Although found in alloys, paints, electric motors, batteries, and polymers, cobalt and lead are among the most hazardous pollutants. They make water unusable and toxic, lead to plant death and reduce crop yields, and can cause poisoning and increase the risk of heart diseases in humans.
Industrial wastewater treatment plants employ a range of methods to remove heavy metals from water, but they all have their drawbacks. For one, a membrane-based treatment, despite its efficacy, is costly to manufacture and therefore to scale up. Chemical agents can cause a lot of sludge, a small powdery sedimentary deposit, which can re-pollute water. And, finally, photocatalysis is pH-dependent and efficient solely with organic pollutants.
Another method in use is sorbents, both with wide applications and selective ones for separate metal ions. Due to ions’ selectivity, such sorbents can extract a specific metal ion from an aqueous environment. High sorption capacity allows for the use of a smaller mass of sorbent for cleaning to capture more pollutants on the surface. Also, if a sorbent can be easily regenerated, it can be used multiple times, and ions are efficiently converted into high-purity concentrated brines for their further processing, for example, in hydrometallurgy and catalyst chemistry. Nevertheless, the production of sorbents is a complex process that affects the environment, as well.
To that end, scientists from ITMO’s ChemBio Cluster developed a reusable, affordable, and efficient sorbent that removes ions of lead and cobalt from water.
“The sorbent is made up of two components, carbon dots and silicon dioxide. The latter has long been known as a porous, cheap, and easily-separated-from-water sorbent. Its downside, however, lies in the lack of functional groups, which negatively affects the sorption properties of silicon dioxide. Functional groups are found in carbon dots, also cost-efficient sorbents, but they are hard to remove from water and therefore can re-polliute it. That’s why we decided to combine both materials to reduce their negative features and synthesize a new hybrid sorbent,” says Egor Ryabchenko, the first author of the paper and a junior researcher at ITMO’s Laboratory of Applied Materials for the Energy Sector.

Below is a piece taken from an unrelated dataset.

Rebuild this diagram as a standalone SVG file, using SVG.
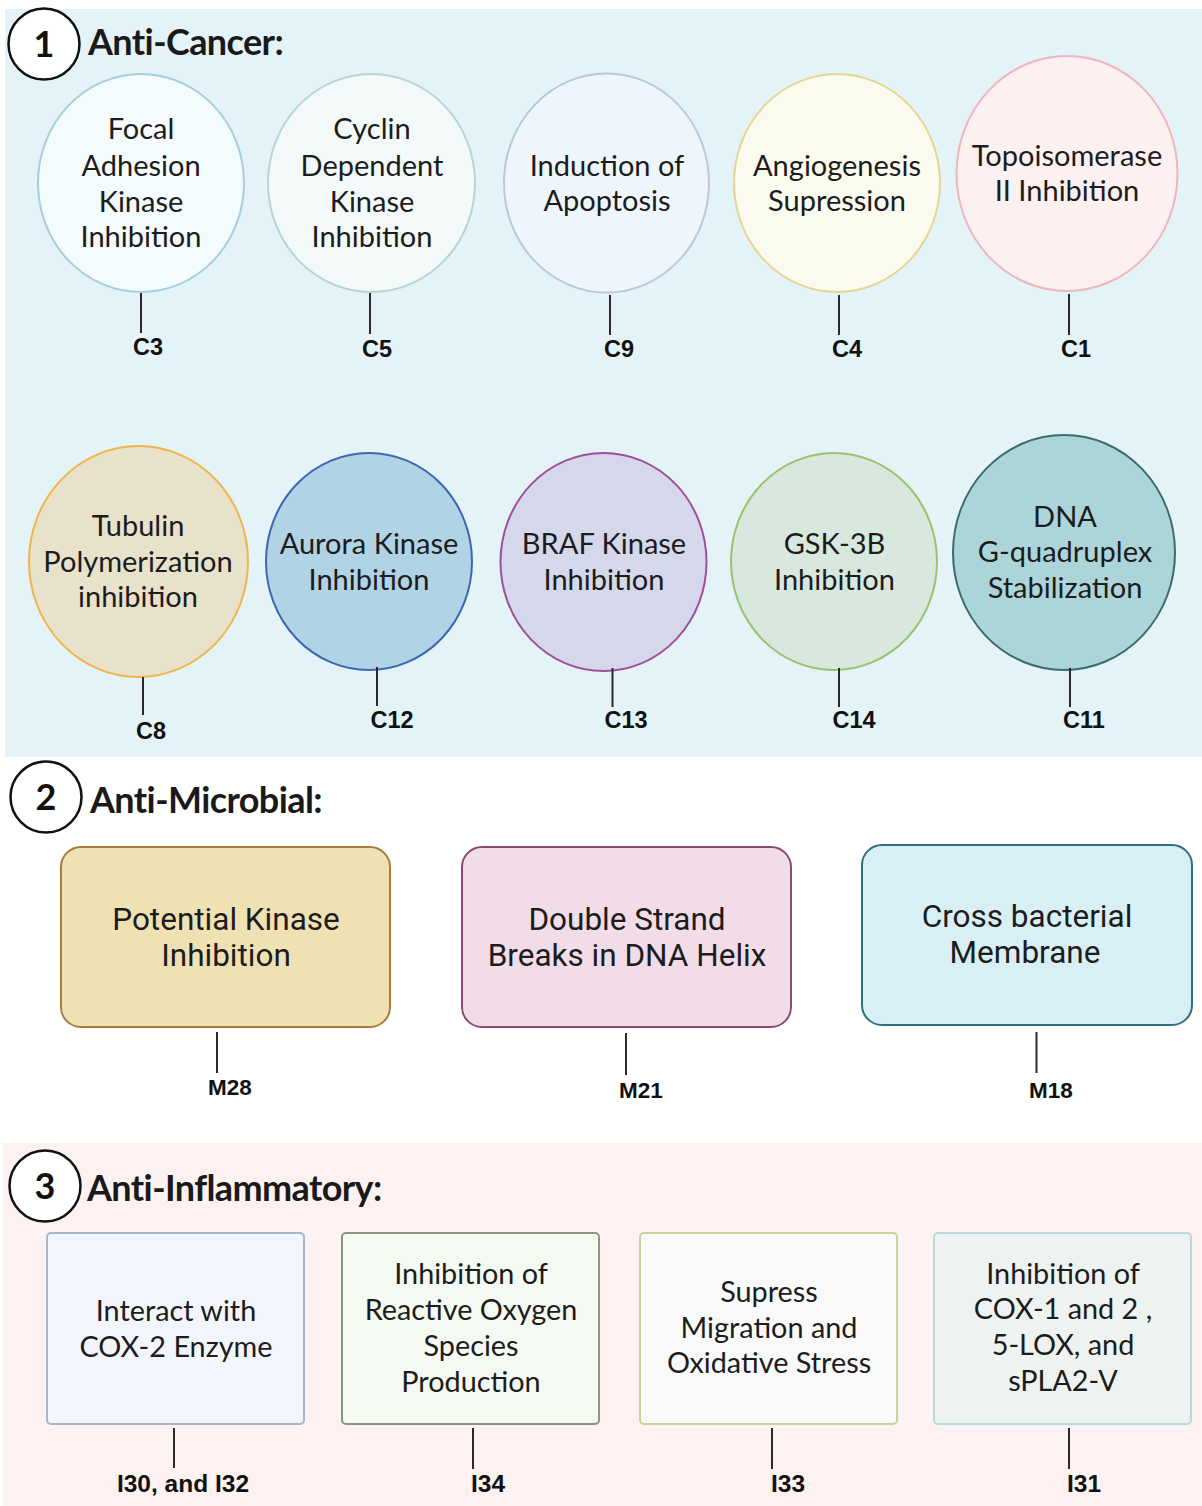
<svg xmlns="http://www.w3.org/2000/svg" width="1202" height="1506" viewBox="0 0 1202 1506">
  <style>
    .head { font-family: Lato, "Open Sans", sans-serif; font-weight: 700; font-size: 36px; fill: #1a1a1a; letter-spacing: -0.6px; }
    .num { font-family: Lato, "Liberation Sans", sans-serif; font-weight: 700; font-size: 36px; fill: #111; text-anchor: middle; }
    .badge { fill: #ffffff; stroke: #111; stroke-width: 2.5; }
    .ct { font-family: Lato, "Open Sans", sans-serif; font-size: 29px; fill: #1c1c1c; text-anchor: middle; }
    .bt { font-family: Roboto, "Liberation Sans", sans-serif; font-size: 31.5px; fill: #1c1c1c; text-anchor: middle; }
    .it { font-family: Lato, "Open Sans", sans-serif; font-size: 28.8px; fill: #1c1c1c; text-anchor: middle; }
    .lab { font-family: "Liberation Sans", Arial, sans-serif; font-weight: 700; font-size: 23.5px; fill: #111; text-anchor: middle; }
    .lab2 { font-family: "Liberation Sans", Arial, sans-serif; font-weight: 700; font-size: 22.5px; fill: #111; text-anchor: middle; }
    .lab3 { font-family: "Liberation Sans", Arial, sans-serif; font-weight: 700; font-size: 24.5px; fill: #111; text-anchor: middle; }
    .tick { stroke: #2a2a2a; stroke-width: 2; fill: none; }
  </style>

  <!-- section backgrounds -->
  <rect x="0" y="0" width="1202" height="1506" fill="#ffffff"/>
  <rect x="5" y="9" width="1197" height="748" fill="#e4f3f8"/>
  <rect x="3" y="1143" width="1199" height="363" fill="#fdf1f1"/>

  <!-- section headings -->
  <g id="heading-1">
    <circle class="badge" cx="44" cy="44" r="35.5"/>
    <text class="num" x="44" y="57">1</text>
    <text class="head" x="88" y="55">Anti-Cancer:</text>
  </g>
  <g id="heading-2">
    <circle class="badge" cx="46" cy="797" r="35.5"/>
    <text class="num" x="46" y="810">2</text>
    <text class="head" x="90" y="813">Anti-Microbial:</text>
  </g>
  <g id="heading-3">
    <circle class="badge" cx="45" cy="1186" r="35.5"/>
    <text class="num" x="45" y="1199">3</text>
    <text class="head" x="87" y="1201">Anti-Inflammatory:</text>
  </g>

  <!-- anti-cancer row 1 -->
  <g id="focal-adhesion">
    <ellipse cx="141" cy="183" rx="103" ry="109" fill="#f4fbfd" stroke="#a6cfdb" stroke-width="2"/>
    <text class="ct" x="141" y="139">Focal</text>
    <text class="ct" x="141" y="176">Adhesion</text>
    <text class="ct" x="141" y="212">Kinase</text>
    <text class="ct" x="141" y="247">Inhibition</text>
  </g>
  <g id="cyclin-dependent">
    <ellipse cx="371.5" cy="183" rx="103.5" ry="109" fill="#f2f9f8" stroke="#b6d6d3" stroke-width="2"/>
    <text class="ct" x="372" y="139">Cyclin</text>
    <text class="ct" x="372" y="176">Dependent</text>
    <text class="ct" x="372" y="212">Kinase</text>
    <text class="ct" x="372" y="247">Inhibition</text>
  </g>
  <g id="apoptosis">
    <ellipse cx="606.5" cy="183" rx="102.5" ry="109.5" fill="#eff6fb" stroke="#b9c9da" stroke-width="2"/>
    <text class="ct" x="607" y="176">Induction of</text>
    <text class="ct" x="607" y="211">Apoptosis</text>
  </g>
  <g id="angiogenesis">
    <ellipse cx="837" cy="183" rx="103" ry="109" fill="#fbfaef" stroke="#e5d592" stroke-width="2"/>
    <text class="ct" x="837" y="176">Angiogenesis</text>
    <text class="ct" x="837" y="211">Supression</text>
  </g>
  <g id="topoisomerase">
    <ellipse cx="1067" cy="173.5" rx="110.5" ry="117.5" fill="#fdf0f1" stroke="#eeb5bb" stroke-width="2"/>
    <text class="ct" x="1067" y="166">Topoisomerase</text>
    <text class="ct" x="1067" y="201">II Inhibition</text>
  </g>

  <!-- anti-cancer row 2 -->
  <g id="tubulin">
    <ellipse cx="138.5" cy="561.5" rx="109.5" ry="115.5" fill="#e8e2cb" stroke="#efb44a" stroke-width="2"/>
    <text class="ct" x="138" y="536">Tubulin</text>
    <text class="ct" x="138" y="572">Polymerization</text>
    <text class="ct" x="138" y="607">inhibition</text>
  </g>
  <g id="aurora-kinase">
    <ellipse cx="369" cy="561.5" rx="103" ry="108.5" fill="#b0d3e6" stroke="#3b67b1" stroke-width="2"/>
    <text class="ct" x="369" y="554">Aurora Kinase</text>
    <text class="ct" x="369" y="590">Inhibition</text>
  </g>
  <g id="braf-kinase">
    <ellipse cx="603.5" cy="562" rx="103" ry="109" fill="#d5d8ea" stroke="#a0509a" stroke-width="2"/>
    <text class="ct" x="604" y="554">BRAF Kinase</text>
    <text class="ct" x="604" y="590">Inhibition</text>
  </g>
  <g id="gsk-3b">
    <ellipse cx="834" cy="561.5" rx="103" ry="108.5" fill="#d9e8de" stroke="#98c46e" stroke-width="2"/>
    <text class="ct" x="834.5" y="554">GSK-3B</text>
    <text class="ct" x="834.5" y="590">Inhibition</text>
  </g>
  <g id="g-quadruplex">
    <ellipse cx="1064" cy="552.5" rx="111" ry="117.5" fill="#acd5d9" stroke="#3c6b6c" stroke-width="2"/>
    <text class="ct" x="1065" y="527">DNA</text>
    <text class="ct" x="1065" y="562">G-quadruplex</text>
    <text class="ct" x="1065" y="598">Stabilization</text>
  </g>

  <!-- anti-microbial -->
  <g id="kinase-inhibition">
    <rect x="61" y="847" width="329" height="180" rx="20" fill="#f0e1b3" stroke="#a87a3c" stroke-width="2"/>
    <text class="bt" x="226" y="930">Potential Kinase</text>
    <text class="bt" x="226" y="966">Inhibition</text>
  </g>
  <g id="dna-breaks">
    <rect x="462" y="847" width="329" height="180" rx="20" fill="#f2dce8" stroke="#8a4a73" stroke-width="2"/>
    <text class="bt" x="627" y="930">Double Strand</text>
    <text class="bt" x="627" y="966">Breaks in DNA Helix</text>
  </g>
  <g id="bacterial-membrane">
    <rect x="862" y="845" width="330" height="180" rx="20" fill="#d9eff6" stroke="#2e6f80" stroke-width="2"/>
    <text class="bt" x="1027" y="927">Cross bacterial</text>
    <text class="bt" x="1025" y="963">Membrane</text>
  </g>

  <!-- anti-inflammatory -->
  <g id="cox-2">
    <rect x="47" y="1233" width="257" height="191" rx="4" fill="#f2f5fb" stroke="#a9b5c9" stroke-width="2"/>
    <text class="it" x="176" y="1321">Interact with</text>
    <text class="it" x="176" y="1357">COX-2 Enzyme</text>
  </g>
  <g id="ros-production">
    <rect x="342" y="1233" width="257" height="191" rx="4" fill="#f4f9f1" stroke="#8a957f" stroke-width="2"/>
    <text class="it" x="471" y="1284">Inhibition of</text>
    <text class="it" x="471" y="1320">Reactive Oxygen</text>
    <text class="it" x="471" y="1356">Species</text>
    <text class="it" x="471" y="1392">Production</text>
  </g>
  <g id="oxidative-stress">
    <rect x="640" y="1233" width="257" height="191" rx="4" fill="#f9f9f9" stroke="#c8d39a" stroke-width="2"/>
    <text class="it" x="769" y="1302">Supress</text>
    <text class="it" x="769" y="1338">Migration and</text>
    <text class="it" x="769" y="1373">Oxidative Stress</text>
  </g>
  <g id="cox-lox">
    <rect x="934" y="1233" width="257" height="191" rx="4" fill="#eef2f0" stroke="#b6d9d9" stroke-width="2"/>
    <text class="it" x="1063" y="1284">Inhibition of</text>
    <text class="it" x="1063" y="1319">COX-1 and 2 ,</text>
    <text class="it" x="1063" y="1355">5-LOX, and</text>
    <text class="it" x="1063" y="1391">sPLA2-V</text>
  </g>

  <!-- connectors: ticks from each node to its compound label -->
  <g id="connectors">
    <line class="tick" x1="141" y1="293" x2="141" y2="333"/>
    <line class="tick" x1="370" y1="293" x2="370" y2="334"/>
    <line class="tick" x1="610" y1="295" x2="610" y2="335"/>
    <line class="tick" x1="839" y1="295" x2="839" y2="335"/>
    <line class="tick" x1="1069" y1="294" x2="1069" y2="335"/>
    <line class="tick" x1="143" y1="677" x2="143" y2="715"/>
    <line class="tick" x1="377" y1="667" x2="377" y2="706"/>
    <line class="tick" x1="612.5" y1="668" x2="612.5" y2="707"/>
    <line class="tick" x1="839" y1="668" x2="839" y2="707"/>
    <line class="tick" x1="1070" y1="668" x2="1070" y2="707"/>
    <line class="tick" x1="217" y1="1032" x2="217" y2="1073"/>
    <line class="tick" x1="626" y1="1033" x2="626" y2="1075"/>
    <line class="tick" x1="1036.5" y1="1032" x2="1036.5" y2="1073"/>
    <line class="tick" x1="174" y1="1428" x2="174" y2="1468"/>
    <line class="tick" x1="473" y1="1428" x2="473" y2="1469"/>
    <line class="tick" x1="772" y1="1428" x2="772" y2="1469"/>
    <line class="tick" x1="1069" y1="1428" x2="1069" y2="1469"/>
  </g>

  <!-- compound labels -->
  <g id="labels">
    <text class="lab" x="148" y="355">C3</text>
    <text class="lab" x="377" y="357">C5</text>
    <text class="lab" x="619" y="357">C9</text>
    <text class="lab" x="847" y="357">C4</text>
    <text class="lab" x="1076" y="357">C1</text>
    <text class="lab" x="151" y="739">C8</text>
    <text class="lab" x="392" y="728">C12</text>
    <text class="lab" x="626" y="728">C13</text>
    <text class="lab" x="854" y="728">C14</text>
    <text class="lab" x="1084" y="728">C11</text>
    <text class="lab2" x="230" y="1095">M28</text>
    <text class="lab2" x="641" y="1098">M21</text>
    <text class="lab2" x="1051" y="1098">M18</text>
    <text class="lab3" x="183" y="1492">I30, and I32</text>
    <text class="lab3" x="488" y="1492">I34</text>
    <text class="lab3" x="788" y="1492">I33</text>
    <text class="lab3" x="1084" y="1492">I31</text>
  </g>
</svg>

Another advantage of carbon dots is their fluorescence; this can help researchers see how much metal is in the sorbent's active areas and when it needs to be replaced as the glow starts to fade.
The team ran an experiment to evaluate the porosity and surface area of the sorbent, as well as the amount of lead and cobalt removed in the presence of other metal ions, different contact time, temperature, acidity, and salinity. It was found that the sorbent has the maximum adsorption capacity of 258±4 mg/g and 168±6 mg/g for lead and cobalt, respectively. Under adverse conditions, such as high temperature and water acidity, the adsorption capacity of the sorbent decreased by half, yet it remained efficient.
The material is suitable for wastewater treatment at both productions and households. It works as follows: the sorbent needs to be immersed in polluted water where it adsorbs heavy metals on the surface and then extracted from the aquatic environment. Afterwards, it can be regenerated with a weak acid solution, which helps extract cobalt and lead salts. The efficacy of the material remains above 90% within three cycles of regeneration.
In the future, the team plans to experiment with other combinations of carbon dots and study how changes in synthesis conditions affect the final product in order to produce new materials for selective sorption of other metals.